State law has long prohibited charging students for any aspect of their education. However, as school districts faced dwindling resources over the years, many began charging fees and asking for “donations” to cover the costs of materials, uniforms, travel and other expenses. The December settlement prohibits those fees and donations.
In the Martinez district, Muth said the changes at the elementary schools and the junior high will be minimal. The high school is the primary concern. The fees and donations for sports, cheerleading, art and science can be significant.
For instance, students participating in sports are asked for a $150 donation to cover the costs of the program. Parents are also asked to volunteer three hours in the ticket booth or snack shack. An inability to pay the donation does not disqualify a student from playing sports.
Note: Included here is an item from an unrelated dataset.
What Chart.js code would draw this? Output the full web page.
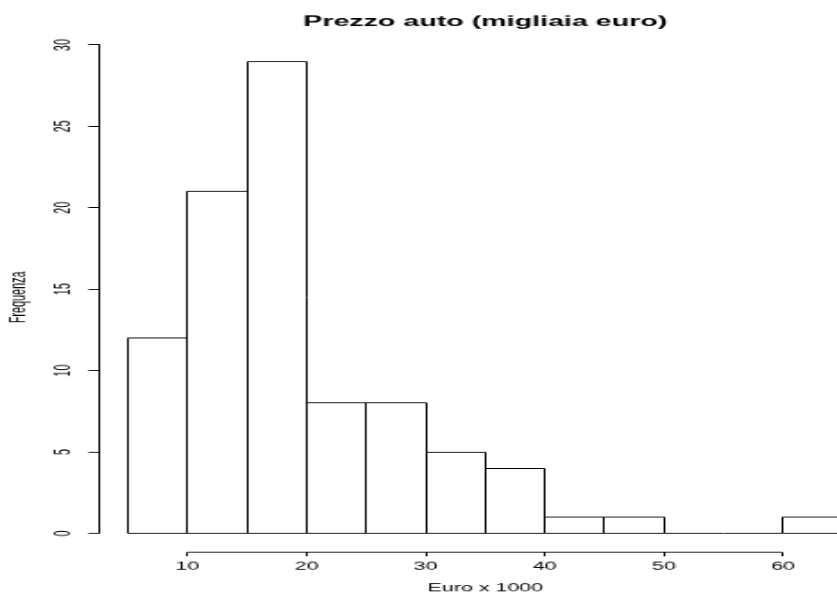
<!DOCTYPE html>
<html>
<head>
<meta charset="utf-8">
<title>Prezzo auto (migliaia euro)</title>
<script src="https://cdn.jsdelivr.net/npm/chart.js@4/dist/chart.umd.min.js"></script>
<style>
  html, body { margin: 0; padding: 0; background: #fff; overflow: hidden; }
  /* the plot is laid out on a 468x660 canvas and stretched to fill the window */
  #wrap { position: absolute; left: 0; top: 0; width: 468px; height: 660px;
          transform-origin: 0 0; transform: scale(1.7885, 0.9); }
  canvas { display: block; }
</style>
</head>
<body>
<div id="wrap"><canvas id="c" width="468" height="660"></canvas></div>
<script>
// Histogram bins (thousands of euro) and their frequencies
const binStarts = [5, 10, 15, 20, 25, 30, 35, 40, 45, 50, 55, 60];
const binWidth = 5;
const counts = [12, 21, 29, 8, 8, 5, 4, 1, 1, 0, 0, 1];

// Axis ticks and labels
const xTicks = [10, 20, 30, 40, 50, 60];
const yTicks = [0, 5, 10, 15, 20, 25, 30];
const titleText = 'Prezzo auto (migliaia euro)';
const xTitleText = 'Euro x 1000';
const yTitleText = 'Frequenza';

// Axis ranges (R-style 4% extension; the right end is cut by the window)
const xRange = [2.6, 64.53];
const yRange = [-1.16, 30.16];

const points = binStarts.map((s, i) => ({ x: s + binWidth / 2, y: counts[i] }));
const FONT = '"Liberation Sans", Arial, Helvetica, sans-serif';

// snap a coordinate to the middle of a pixel so 1px strokes stay crisp
const crisp = v => Math.round(v - 0.5) + 0.5;

// Outline every bin like R's rect(): stroke centred on the edges,
// empty bins show as a line along the baseline.
const binOutline = {
  id: 'binOutline',
  afterDatasetsDraw(chart) {
    const ctx = chart.ctx, a = chart.chartArea;
    const meta = chart.getDatasetMeta(0);
    ctx.save();
    ctx.beginPath();
    ctx.rect(a.left, a.top, a.right - a.left, a.bottom - a.top);
    ctx.clip();
    ctx.strokeStyle = '#000';
    ctx.lineWidth = 1;
    ctx.beginPath();
    meta.data.forEach(bar => {
      const p = bar.getProps(['x', 'y', 'base', 'width'], true);
      const l = crisp(p.x - p.width / 2), r = crisp(p.x + p.width / 2);
      const t = crisp(p.y), b = crisp(p.base);
      if (b - t < 0.5) {
        ctx.moveTo(l, b);
        ctx.lineTo(r, b);
      } else {
        ctx.rect(l, t, r - l, b - t);
      }
    });
    ctx.stroke();
    ctx.restore();
  }
};

// Axis lines spanning first to last tick, plus main and axis titles
const rAxes = {
  id: 'rAxes',
  afterDraw(chart) {
    const ctx = chart.ctx, a = chart.chartArea;
    const xs = chart.scales.x, ys = chart.scales.y;
    ctx.save();
    ctx.strokeStyle = '#000';
    ctx.lineWidth = 1;
    ctx.beginPath();
    const by = crisp(a.bottom), lx = crisp(a.left);
    ctx.moveTo(crisp(xs.getPixelForValue(xTicks[0])), by);
    ctx.lineTo(crisp(xs.getPixelForValue(xTicks[xTicks.length - 1])), by);
    ctx.moveTo(lx, crisp(ys.getPixelForValue(yTicks[0])));
    ctx.lineTo(lx, crisp(ys.getPixelForValue(yTicks[yTicks.length - 1])));
    ctx.stroke();

    const cx = xs.getPixelForValue((xRange[0] + 67.4) / 2);
    ctx.fillStyle = '#000';
    ctx.textAlign = 'center';
    ctx.textBaseline = 'alphabetic';
    ctx.font = 'bold 16px ' + FONT;
    ctx.fillText(titleText, cx, 29);

    ctx.font = '12px ' + FONT;
    ctx.textBaseline = 'middle';
    ctx.fillText(xTitleText, cx, 654);

    const cy = ys.getPixelForValue((yRange[0] + yRange[1]) / 2);
    ctx.translate(11, cy);
    ctx.rotate(-Math.PI / 2);
    ctx.fillText(yTitleText, 0, 0);
    ctx.restore();
  }
};

new Chart(document.getElementById('c'), {
  type: 'bar',
  data: {
    datasets: [{
      data: points,
      backgroundColor: '#ffffff',
      borderWidth: 0,
      barPercentage: 1,
      categoryPercentage: 1
    }]
  },
  options: {
    responsive: false,
    animation: false,
    devicePixelRatio: 1,
    layout: { padding: { top: 47.1, left: 0, right: 0, bottom: 0 } },
    plugins: { legend: { display: false }, tooltip: { enabled: false }, title: { display: false } },
    scales: {
      x: {
        type: 'linear',
        min: xRange[0],
        max: xRange[1],
        offset: false,
        border: { display: false },
        grid: { display: true, offset: false, drawOnChartArea: false, drawTicks: true,
                tickLength: 4.5, color: '#000', lineWidth: 1 },
        afterBuildTicks: s => { s.ticks = xTicks.map(v => ({ value: v })); },
        afterFit: s => { s.height = 46.4; },
        ticks: { color: '#000', padding: 4.4, maxRotation: 0, minRotation: 0,
                 font: { family: FONT, size: 12 }, callback: v => String(v) }
      },
      y: {
        type: 'linear',
        min: yRange[0],
        max: yRange[1],
        border: { display: false },
        grid: { display: true, drawOnChartArea: false, drawTicks: true,
                tickLength: 6.1, color: '#000', lineWidth: 1 },
        afterBuildTicks: s => { s.ticks = yTicks.map(v => ({ value: v })); },
        afterFit: s => { s.width = 55.5; },
        ticks: { color: '#000', padding: 6.7, minRotation: 90, maxRotation: 90,
                 crossAlign: 'center', font: { family: FONT, size: 12 },
                 callback: v => String(v) }
      }
    }
  },
  plugins: [binOutline, rAxes]
});
</script>
</body>
</html>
But asking for that donation is now off the table.
Art and science programs also presently charge an upfront fee to cover the costs of materials that will be used for various projects. Muth said the science department presently charges students $30 at the beginning of the year to cover the approximate total cost of materials the student might use throughout the year. Under the new law, the student can only be charged the exact amount of that material.
But it’s the cheerleading program that has the highest cost. The initial fee of $1,100 covers the cost of uniforms, cheerleading camp, travel and other expenses. Participation in the competitive squad costs an additional $1,000. The settlement now prohibits those fees.
And there are other tricky areas that aren’t quite so black and white. The law says schools cannot charge for those things essential to education. Does a prom fall under that category? These issues are still being ironed out.
Muth said that a subcommittee comprised of two board members, teachers, parents and others will meet to hash out the settlement and decide the best way to put it into place.
“One thing I don’t want to start doing is coming to a place where people start attacking,” she said. “This law has been on the books a long time; the schools have been remiss, but there’s a reason for it. Our charge is to look at what the implications are now. I don’t want teachers to panic. We’ll work our way through this.”